More than ever right now, our students need to see the adults in their lives display the fruits of the Spirit:  love, joy, peace, patience, kindness, generosity, faithfulness, gentleness, and self-control.  “Against such there is no law” (Gal. 5:22,23).  The Greatest law that we are under as a Catholic school is Christ’s commandment, as 
recorded by our patron, “As I have loved you, so you also should love one another.  This is how all will know that you are My disciples, if you have love for one another” (Jn. 13:34,35).  The best teachers our children have besides the fantastic SJS faculty is you.  You are the most impactful teacher for your child, as willed by God.  As such you have my full support and my heart-felt prayers.

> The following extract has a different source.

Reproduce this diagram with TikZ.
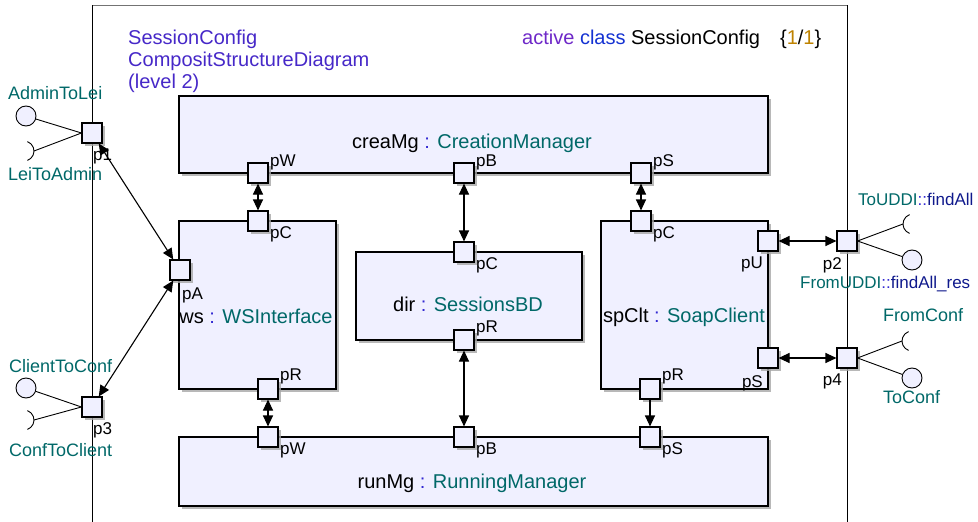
\documentclass[tikz,border=0pt]{standalone}
\usepackage{fontspec}
\setmainfont{Liberation Sans}
\usetikzlibrary{arrows.meta,shadows}
\definecolor{boxfill}{RGB}{240,240,255}
\definecolor{typeteal}{RGB}{0,104,104}
\definecolor{colonblue}{RGB}{50,40,210}
\definecolor{titleblue}{RGB}{70,40,200}
\definecolor{actpurple}{RGB}{110,40,200}
\definecolor{clsblue}{RGB}{20,50,210}
\definecolor{numgold}{RGB}{190,130,0}
\definecolor{navy}{RGB}{15,25,140}
\begin{document}
\begin{tikzpicture}[x=1pt,y=-1pt,
  shad/.style={drop shadow={shadow xshift=3pt,shadow yshift=-3pt,fill=black!35,opacity=0.8}},
  box/.style={rectangle,draw=black,line width=1.1pt,fill=boxfill,inner sep=0pt,shad},
  port/.style={rectangle,draw=black,line width=1.1pt,fill=boxfill,minimum size=20pt,inner sep=0pt,shad},
  ball/.style={circle,draw=black,line width=0.9pt,fill=boxfill,minimum size=20pt,inner sep=0pt},
  plbl/.style={font=\fontsize{17}{19}\selectfont,inner sep=0pt,text=black},
  ilbl/.style={font=\fontsize{18}{20}\selectfont,inner sep=0pt,text=typeteal},
  blbl/.style={font=\fontsize{20}{22}\selectfont,inner sep=0pt,anchor=base},
  conn/.style={line width=1.1pt,{Triangle[length=11pt,width=10pt]}-{Triangle[length=11pt,width=10pt]}},
  oneway/.style={line width=1.1pt,-{Triangle[length=11pt,width=10pt]}},
  ifc/.style={line width=0.9pt}
]
\useasboundingbox (0,0) rectangle (978,522);
% outer frame
\coordinate (fTL) at (92,5);
\coordinate (fTR) at (847,5);
\coordinate (fBL) at (92,522);
\coordinate (fBR) at (847,522);
\draw[line width=1pt,black!55] (fTL) -- (fTR);
\draw[line width=0.8pt] (fTL) -- (fBL);
\draw[line width=0.8pt] (fTR) -- (fBR);

% titles
\node[anchor=north west,align=left,inner sep=0pt,font=\fontsize{20}{22}\selectfont,text=titleblue] (title) at (128,30)
  {SessionConfig\\CompositStructureDiagram\\(level 2)};
\node[anchor=base west,inner sep=0pt,font=\fontsize{20}{22}\selectfont] (acls) at (522,45)
  {\textcolor{actpurple}{active} \textcolor{clsblue}{class} SessionConfig\hspace{20pt}\{\textcolor{numgold}{1}/\textcolor{numgold}{1}\}};

% parts
\node[box,minimum width=589pt,minimum height=77pt] (crea) at (473.5,134.5) {};
\node[box,minimum width=157pt,minimum height=168pt] (ws) at (257.5,305) {};
\node[box,minimum width=226pt,minimum height=88pt] (dir) at (469,296) {};
\node[box,minimum width=167pt,minimum height=168pt] (sp) at (684.5,305) {};
\node[box,minimum width=589pt,minimum height=69pt] (run) at (473.5,471.5) {};

\node[blbl] (creaL) at (472,148) {creaMg \textcolor{colonblue}{:} \textcolor{typeteal}{CreationManager}};
\node[blbl] (wsL) at (256,323) {ws \textcolor{colonblue}{:} \textcolor{typeteal}{WSInterface}};
\node[blbl] (dirL) at (468,311) {dir \textcolor{colonblue}{:} \textcolor{typeteal}{SessionsBD}};
\node[blbl] (spL) at (684,322) {spClt \textcolor{colonblue}{:} \textcolor{typeteal}{SoapClient}};
\node[blbl] (runL) at (472,488) {runMg \textcolor{colonblue}{:} \textcolor{typeteal}{RunningManager}};

% interface symbols (left)
\node[ball] (b1) at (26,116) {};
\coordinate (s1) at (34,151);
\node[ball] (b3) at (26,388) {};
\coordinate (s3) at (34,420);
% interface symbols (right)
\coordinate (s2) at (903,224);
\node[ball] (b2) at (912,260) {};
\coordinate (s4) at (902,341);
\node[ball] (b4) at (912,378) {};

% boundary ports
\node[port] (p1) at (92,133) {};
\node[port] (p3) at (92,407) {};
\node[port] (p2) at (847,241) {};
\node[port] (p4) at (847,358) {};

\draw[ifc] (b1) -- (p1.west);
\draw[ifc] (s1) -- (p1.west);
\draw[ifc] ([shift={(70:10)}]24,151) arc[start angle=70,end angle=-70,radius=10];
\draw[ifc] (b3) -- (p3.west);
\draw[ifc] (s3) -- (p3.west);
\draw[ifc] ([shift={(70:10)}]24,420) arc[start angle=70,end angle=-70,radius=10];
\draw[ifc] (s2) -- (p2.east);
\draw[ifc] (b2) -- (p2.east);
\draw[ifc] ([shift={(110:10)}]913,224) arc[start angle=110,end angle=250,radius=10];
\draw[ifc] (s4) -- (p4.east);
\draw[ifc] (b4) -- (p4.east);
\draw[ifc] ([shift={(110:10)}]912,341) arc[start angle=110,end angle=250,radius=10];

% part ports
\node[port] (cpW) at (258,173) {};
\node[port] (cpB) at (464,173) {};
\node[port] (cpS) at (641,173) {};
\node[port] (wpC) at (258,221) {};
\node[port] (wpA) at (180,270) {};
\node[port] (wpR) at (268,389) {};
\node[port] (dpC) at (464,252) {};
\node[port] (dpR) at (464,340) {};
\node[port] (spC) at (641,221) {};
\node[port] (spU) at (768,241) {};
\node[port] (spS) at (768,358) {};
\node[port] (spR) at (650,389) {};
\node[port] (rpW) at (268,437) {};
\node[port] (rpB) at (464,437) {};
\node[port] (rpS) at (650,437) {};

% port labels
\node[plbl,anchor=base west] (lcpW) at (270,166) {pW};
\node[plbl,anchor=base west] (lcpB) at (476,166) {pB};
\node[plbl,anchor=base west] (lcpS) at (653,166) {pS};
\node[plbl,anchor=base west] (lwpC) at (270,238) {pC};
\node[plbl,anchor=base west] (lwpA) at (182,299) {pA};
\node[plbl,anchor=base west] (lwpR) at (280,380) {pR};
\node[plbl,anchor=base west] (ldpC) at (476,269) {pC};
\node[plbl,anchor=base west] (ldpR) at (476,332) {pR};
\node[plbl,anchor=base west] (lspC) at (653,238) {pC};
\node[plbl,anchor=base east] (lspU) at (763,268) {pU};
\node[plbl,anchor=base east] (lspS) at (763,387) {pS};
\node[plbl,anchor=base west] (lspR) at (662,380) {pR};
\node[plbl,anchor=base west] (lrpW) at (280,454) {pW};
\node[plbl,anchor=base west] (lrpB) at (476,454) {pB};
\node[plbl,anchor=base west] (lrpS) at (662,454) {pS};
\node[plbl,anchor=base west] (lp1) at (93,160) {p1};
\node[plbl,anchor=base west] (lp3) at (93,434) {p3};
\node[plbl,anchor=base east] (lp2) at (842,269) {p2};
\node[plbl,anchor=base east] (lp4) at (842,385) {p4};

% interface labels
\node[ilbl,anchor=base west] (iAL) at (8,99) {AdminToLei};
\node[ilbl,anchor=base west] (iLA) at (8,180) {LeiToAdmin};
\node[ilbl,anchor=base west] (iCC) at (9,372) {ClientToConf};
\node[ilbl,anchor=base west] (iCT) at (9,456) {ConfToClient};
\node[ilbl,anchor=base west,font=\fontsize{17}{19}\selectfont] (iTU) at (858,205) {ToUDDI\textcolor{colonblue}{::}\textcolor{navy}{findAll}};
\node[ilbl,anchor=base west,font=\fontsize{17}{19}\selectfont] (iFU) at (800,288) {FromUDDI\textcolor{colonblue}{::}\textcolor{navy}{findAll\_res}};
\node[ilbl,anchor=base west] (iFC) at (883,321) {FromConf};
\node[ilbl,anchor=base west] (iTC) at (883,403) {ToConf};

% connectors
\draw[conn] (p1) -- (wpA);
\draw[conn] (p3) -- (wpA);
\draw[conn] (cpW) -- (wpC);
\draw[conn] (cpB) -- (dpC);
\draw[conn] (cpS) -- (spC);
\draw[conn] (wpR) -- (rpW);
\draw[conn] (dpR) -- (rpB);
\draw[oneway] (spR) -- (rpS);
\draw[conn] (spU) -- (p2);
\draw[conn] (spS) -- (p4);
\end{tikzpicture}
\end{document}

Our students have grown fond of saying, “S-J-S!  Be my best!”  I have spoken many times with our classes about being our best.  One way is through our academic program; we aim to be the best.  The more important way, though, is through our words and deeds.  We’ve discussed that at the end of our lives, it will not be our report cards, or our careers, or our bank accounts that God will expect an accounting of when we stand before Him.  Instead, He will expect an account of how we demonstrated love to each other.  We read from 1 Jn. 5:  “whoever loves God must also love his brother.”  Our students are hungry to see this love in action and imitate it themselves.

I appreciate all of our community’s cooperation, support, and prayers as SJS moves forward.  Great things are happening, from a new playground to winning the NASA downlink contest–there is much to celebrate!  Let us continue working together in the amazing roles God has placed us in to lead our young minds and hearts into the plans He has for them.